Flashkrill are filter feeders like their ancestors. Unlike them, they have no ice rakes for removing algae from ice sheets. The animal's digestion can be traced through its translucent body: It first swallows its caught algae, then grinds it into a pulp in its gastric mill, a toothy, gizzard-like organ. This produces a processed mass of plankton often visible in their stomachs. Krill generally are not very efficient at digestion, with only a simple, straight gut following the stomach. This is not a liability, but a boon, for krill populations can process massive amounts of matter this way, enriching the ocean with their feces and bodies. There is simply no point to be efficient when mortality is high and fecundity is higher. The flashkrill's transparent shell, however, belies a winding, complex gut within its abdomen, fit for squeezing more nutrients out of their food. This implies an increased importance on the individual animal's survival instead of the proliferation of many. Its stocky, muscular build and large eyes also point to this conclusion.

Indeed, such investments ought to be defended, and a defense is what flashkrill have. Though the ocular photophores are occluded by the globular eyes, the other photophores are clearly seen along the animal's sides. Their black, pigmented backsides and cup-shaped structure are very obvious, a far cry from the little pinpoints typical of other krill. Indeed, flashkrill have taken their ancestors' ability and, provided the opportunity of radiation, found a specialized use for it.

Flashkrill are not content with simply flickering their lights to imitate sunlight, or flashing them at their fellows, or doing whatever it is that krill like to do to justify their photophores existing. Instead, their photophores are devoted defenses. They have incorporated them into an ancient danger response they and decapods both share called the caridoid escape reaction. Typically, the startled creature faces the source of the stimulus and contracts its abdomen rhythmically, propelling the animal back and away from danger. Instead, when the flashkrill is startled, it first faces the predator, but at the same time uses its mighty eyes to spot the eyes of its attacker, if present. Second, it straightens its abdomen out as if it were about to flee to safety, but in an exaggerated fashion. Its photophores have by this time rotated toward the eyes of the predator, and as the abdomen straightens, all ten photophores flash brightly, their beams directly in the predator's eyes. It then pulls back and retreats as usual.

This flashing display serves primarily to startle and distract predators, allowing for a quick escape. However, a properly aimed flash can ruin a predator's night vision, making it nearly impossible to follow the krill visually. Flashkrill also engage in a sneaky use of their molted shells, as their ancestors did: A flashkrill nearing molting time can rapidly shed it during its escape reaction, leaving an empty shell as a decoy. Because of the scare, predators are more wary around small swarms of chubby krill emitting a certain crustacean odor. Still, the deterrent can only do so much, and they are still prey for innumerable other animals.
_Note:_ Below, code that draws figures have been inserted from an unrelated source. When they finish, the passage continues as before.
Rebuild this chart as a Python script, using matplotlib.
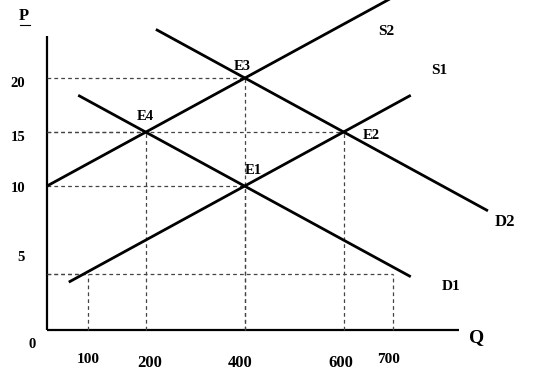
import matplotlib
matplotlib.use("Agg")
import matplotlib.pyplot as plt

# supply / demand curves (Q, P) end points
s1_q = [44, 735]
s1_p = [1.1, 18.4]
s2_q = [0, 700]
s2_p = [10, 27.5]
d1_q = [63, 735]
d1_p = [18.4, 1.6]
d2_q = [220, 891]
d2_p = [24.5, 7.7]

# points that get dashed guide lines
guide_q = [83, 700, 200, 600, 400, 400]
guide_p = [1.85, 1.85, 15, 15, 20, 10]

# equilibria
eq_names = ["E1", "E2", "E3", "E4"]
eq_q = [400, 600, 400, 200]
eq_p = [10, 15, 20, 15]

q_labels = ["100", "200", "400", "600", "700"]
q_label_pos = [84, 207, 390, 593, 691]
p_labels = ["20", "15", "10", "5"]
p_label_pos = [19.5, 14.45, 9.8, 3.4]

axis_bottom = -3.33
font = "Liberation Serif"

fig = plt.figure(figsize=(5.33, 3.8), dpi=100)
ax = fig.add_axes([0, 0, 1, 1])
ax.set_xlim(-95, 982)
ax.set_ylim(-7.96, 27.22)
ax.axis("off")

# axes
ax.plot([0, 0], [axis_bottom, 23.9], color="black", lw=1.6, solid_capstyle="butt")
ax.plot([0, 832], [axis_bottom, axis_bottom], color="black", lw=1.6, solid_capstyle="butt")

# dashed guides
for q, p in zip(guide_q, guide_p):
    ax.plot([q, q], [axis_bottom, p], color="#444444", lw=0.9, ls=(0, (3, 2.5)))
    ax.plot([0, q], [p, p], color="#444444", lw=0.9, ls=(0, (3, 2.5)))

# curves
for qs, ps in [(s1_q, s1_p), (s2_q, s2_p), (d1_q, d1_p), (d2_q, d2_p)]:
    ax.plot(qs, ps, color="black", lw=2.0, solid_capstyle="butt")

# equilibrium labels
eq_offsets = {"E1": (16, 1.4), "E2": (55, -0.3), "E3": (-6, 1.1), "E4": (-2, 1.4)}
for name, q, p in zip(eq_names, eq_q, eq_p):
    dq, dp = eq_offsets[name]
    ax.text(q + dq, p + dp, name, fontsize=10.5, fontweight="bold", family=font,
            ha="center", va="center")

# curve labels
ax.text(685, 24.35, "S2", fontsize=11, fontweight="bold", family=font, ha="center", va="center")
ax.text(792, 20.65, "S1", fontsize=11, fontweight="bold", family=font, ha="center", va="center")
ax.text(925, 6.67, "D2", fontsize=12, fontweight="bold", family=font, ha="center", va="center")
ax.text(816, 0.65, "D1", fontsize=11, fontweight="bold", family=font, ha="center", va="center")

# axis labels
ax.text(869, -4.0, "Q", fontsize=14, fontweight="bold", family=font, ha="center", va="center")
ax.text(-46, 25.7, "P", fontsize=12, fontweight="bold", family=font, ha="center", va="center")
ax.plot([-55, -35], [24.95, 24.95], color="black", lw=0.8)
ax.text(-30, -4.7, "0", fontsize=10.5, fontweight="bold", family=font, ha="center", va="center")

for pos, lab in zip(p_label_pos, p_labels):
    ax.text(-52 if lab == "5" else -59, pos, lab, fontsize=10.5, fontweight="bold",
            family=font, ha="center", va="center")
for pos, lab in zip(q_label_pos, q_labels):
    small = lab in ("100", "700")
    ax.text(pos, -6.1 if small else -6.4, lab,
            fontsize=11 if small else 12, fontweight="bold", family=font,
            ha="center", va="center")

fig.savefig("out.png", dpi=100)
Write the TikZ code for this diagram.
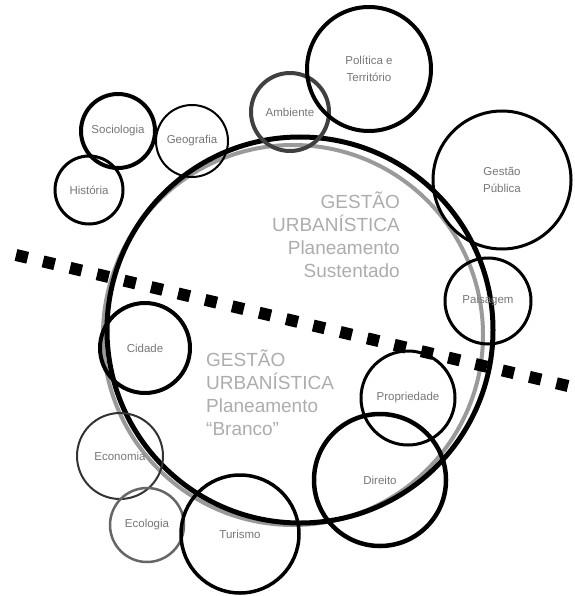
\documentclass[tikz,border=0pt]{standalone}
\usepackage{fontspec}
\setmainfont{Liberation Sans}
\newfontfamily\headfont{Liberation Sans}
\definecolor{txtgray}{HTML}{ADADAD}
\definecolor{lblgray}{HTML}{777777}
\definecolor{ringgray}{HTML}{9A9A9A}
\begin{document}
\begin{tikzpicture}[x=1pt,y=-1pt,
  ring/.style={circle,draw=black,inner sep=0pt,align=center,
     font=\fontsize{11.5}{17}\selectfont,text=lblgray},
  bigtext/.style={font=\headfont\fontsize{19}{23}\selectfont,text=txtgray,inner sep=0pt},
  dots/.style={line width=12pt,dash pattern=on 12pt off 15.77pt}]
\useasboundingbox[fill=white] (0,0) rectangle (574,596);
% main circles
\node[circle,draw=ringgray,line width=4pt,minimum size=380pt,inner sep=0pt] (grayring) at (293,335) {};
\node[circle,draw=black,line width=5pt,minimum size=386pt,inner sep=0pt] (mainring) at (300,330) {};
% small circles
\node[ring,line width=4pt,minimum size=74pt] (soc) at (118,131) {Sociologia};
\node[ring,line width=2pt,minimum size=72pt] (geo) at (192,141) {Geografia};
\node[ring,line width=3pt,minimum size=68pt] (his) at (89,190) {História};
\node[ring,line width=4pt,draw=black!75,minimum size=78pt] (amb) at (290,112) {Ambiente};
\node[ring,line width=4pt,minimum size=124pt] (pol) at (369,69) {Política e\\Território};
\node[ring,line width=3pt,minimum size=138pt] (gp) at (502,180) {Gestão\\Pública};
\node[ring,line width=3pt,minimum size=86pt] (pai) at (488,301) {Paisagem};
\node[ring,line width=4pt,minimum size=90pt] (cid) at (145,348) {Cidade};
\node[ring,line width=3pt,minimum size=94pt] (pro) at (408,398) {Propriedade};
\node[ring,line width=4.5pt,minimum size=132pt] (dir) at (380,480) {Direito};
\node[ring,line width=2pt,draw=black!80,minimum size=86pt] (eco) at (120,456) {Economia};
\node[ring,line width=2.5pt,draw=black!60,minimum size=74pt] (ecl) at (147,525) {Ecologia};
\node[ring,line width=3.5pt,minimum size=118pt] (tur) at (240,534) {Turismo};
% dotted divider
\coordinate (d1) at (16,255);
\coordinate (d2) at (568,386);
\draw[dots] (d1) -- (d2);
% texts
\node[bigtext,anchor=north east,align=right] (top) at (400,192) {GESTÃO\\URBANÍSTICA\\Planeamento\\Sustentado};
\node[bigtext,anchor=north west,align=left] (bot) at (206,350) {GESTÃO\\URBANÍSTICA\\Planeamento\\“Branco”};
\end{tikzpicture}
\end{document}
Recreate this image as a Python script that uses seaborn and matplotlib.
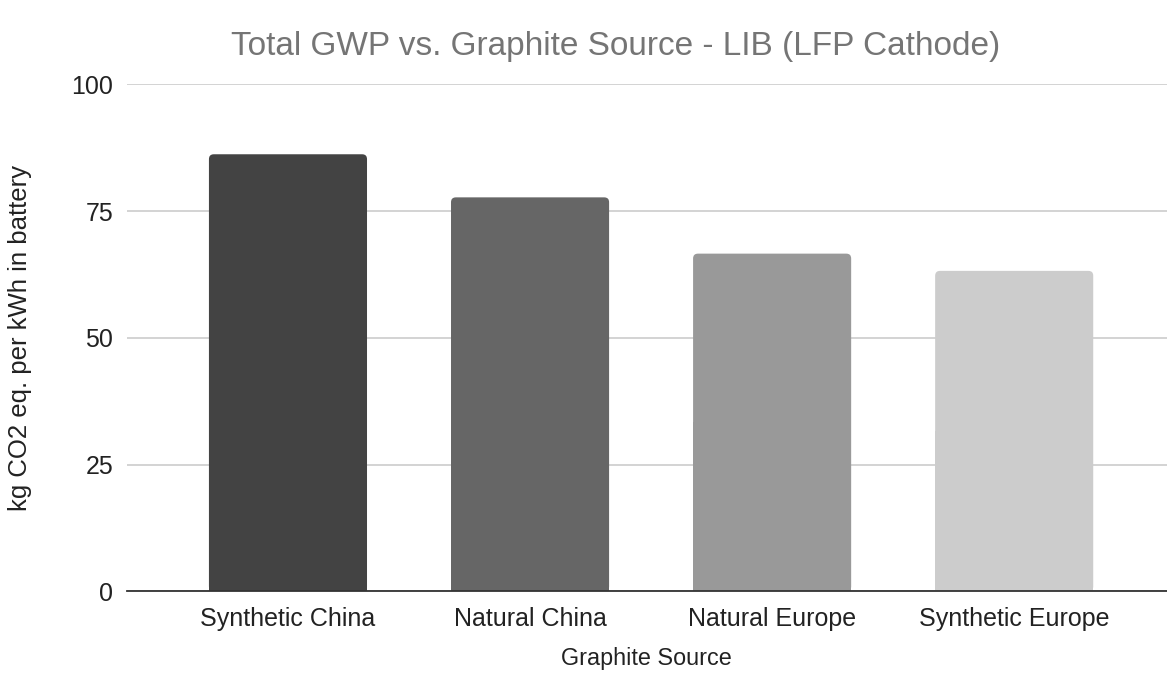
import matplotlib
matplotlib.use("Agg")
import matplotlib.pyplot as plt
import seaborn as sns
import pandas as pd
from matplotlib.patches import FancyBboxPatch

# Graphite source scenarios and total GWP values (kg CO2 eq. per kWh)
sources = ["Synthetic China", "Natural China", "Natural Europe", "Synthetic Europe"]
gwp = [86.2, 77.7, 66.6, 63.2]
bar_colors = ["#434343", "#666666", "#999999", "#cccccc"]
y_ticks = [0, 25, 50, 75, 100]

df = pd.DataFrame({"source": sources, "gwp": gwp})

sns.set_theme(style="white")
plt.rcParams["font.family"] = ["Liberation Sans", "DejaVu Sans"]

W, H = 1167, 698
fig = plt.figure(figsize=(W / 100, H / 100), dpi=100)
ax = fig.add_axes([127 / W, 1 - 591.3 / H, (1166.7 - 127) / W, (591.3 - 84.3) / H])

sns.barplot(data=df, x="source", y="gwp", hue="source", palette=bar_colors,
            legend=False, width=0.653, saturation=1, ax=ax, zorder=3)

# Replace the plain rectangles with slightly rounded bars
for patch in list(ax.patches):
    x0, y0 = patch.get_x(), patch.get_y()
    w, h = patch.get_width(), patch.get_height()
    fc = patch.get_facecolor()
    patch.remove()
    rounded = FancyBboxPatch((x0, y0), w, h,
                             boxstyle="round,pad=0,rounding_size=0.02",
                             mutation_aspect=100 / 4.3 * (1039.7 / 507),
                             facecolor=fc, edgecolor="none", zorder=3)
    ax.add_patch(rounded)
    # square off the bottom corners
    ax.add_patch(plt.Rectangle((x0, y0), w, h * 0.5, facecolor=fc,
                               edgecolor="none", zorder=3))

ax.set_xlim(-0.665, 3.63)
ax.set_ylim(0, 100)
ax.set_yticks(y_ticks)
ax.yaxis.grid(True, color="#cccccc", linewidth=1.2, zorder=0)
ax.xaxis.grid(False)
for s in ["top", "right", "left"]:
    ax.spines[s].set_visible(False)
ax.spines["bottom"].set_color("#333333")
ax.spines["bottom"].set_linewidth(1.3)
ax.spines["bottom"].set_zorder(4)
ax.tick_params(axis="both", length=0, labelsize=18, colors="#222222")
ax.tick_params(axis="y", pad=10)
ax.tick_params(axis="x", pad=11.5)

ax.set_xlabel("")
ax.set_ylabel("")
fig.text(20 / W, 1 - 338 / H, "kg CO2 eq. per kWh in battery", rotation=90,
         ha="center", va="center", fontsize=18.5, color="#222222")
fig.text(646 / W, 1 - 658 / H, "Graphite Source", ha="center", va="center",
         fontsize=16.8, color="#222222")
fig.text(616 / W, 1 - 47 / H, "Total GWP vs. Graphite Source - LIB (LFP Cathode)",
         ha="center", va="center", fontsize=24, color="#757575")

fig.savefig("out.png", dpi=100)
The relatively low population densities of flashkrill as opposed to other krill generally prevents a disruption large enough to produce dedicated predator countermeasures. Instead, it is an unwelcome surprise that most predators have to deal with. However, because they are successful and widespread in the Pacific, some countermeasures have inevitably appeared. The most specialized of these is the black-handed mackerel, a pelagic fish with a round, black spot on either pectoral fin. These are flared when the predator approaches a group of flashkrill. The flashkrill, when spooked, are much more likely to lock on to the splotches than the fish's eyes, which are smaller than the splotches. This spares the fish its night vision and allows it to pursue the confused crustaceans. A miscellany of less specialized countermeasures exist, such as two species of octopus that have learned to make false eyes on their tentacles and to splay them out when hunting for the same reason.